Three decades ago, there was a small, discreet little dress shop along Kamias Street in Quezon City. Actually, it was more of an apartment which had been converted into a shop. A small salon on the ground floor was where then budding men’s designer Randy Ortiz met with clients. It had a desk and small sitting area where the latest fashion magazines were laid out. Behind it was the workshop. From the client’s chair, the door joining these two areas revealed behind-the-scenes on-goings that would later revolutionize men’s fashion.
This was in the early 90s. Back then, men followed a very contrived style philosophy and color palette. Black was almost the only color they would ever choose for a suit. When it came to designs for shirts, prints and bright colors were elements seen only on the runway shows abroad. Where men’s fashion was concerned in Manila circa 1990, men only wore neutrals and solids. Even women’s fashion lacked the sense of individuality and spirit of adventure it now possesses. I remember this to be a time when the only color for shoes were either brown or black.

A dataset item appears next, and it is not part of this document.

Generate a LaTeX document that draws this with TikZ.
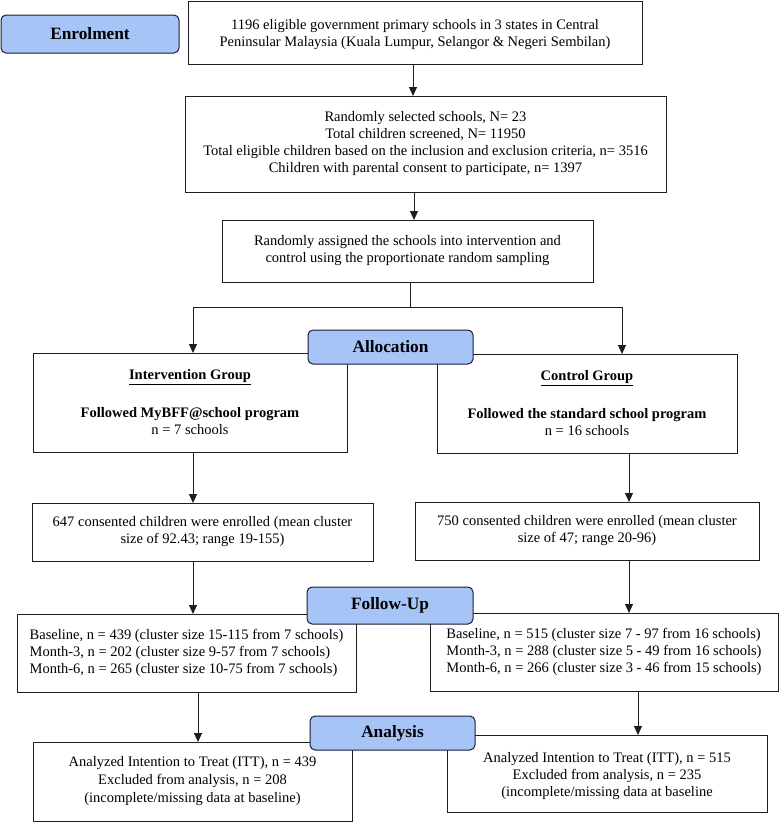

When I first sat down with Randy to have my junior prom dress made he said, “Wear it with a pair of strappy silver stilettos.” He held up a pink crepe A-line mini dress fresh off the backroom and gave it one last inspection before sending me off. I thought he had lost his mind. I insisted on a pair of black chunky heels. Photos from prom and those horrific pair of shoes have ceased to exist. This extremely safe and uninteresting style philosophy that dominated throughout Manila changed when Randy decided he would introduce color, print and texture to a man’s—and later women’s—otherwise bland wardrobes. And it has since been an exciting journey since then.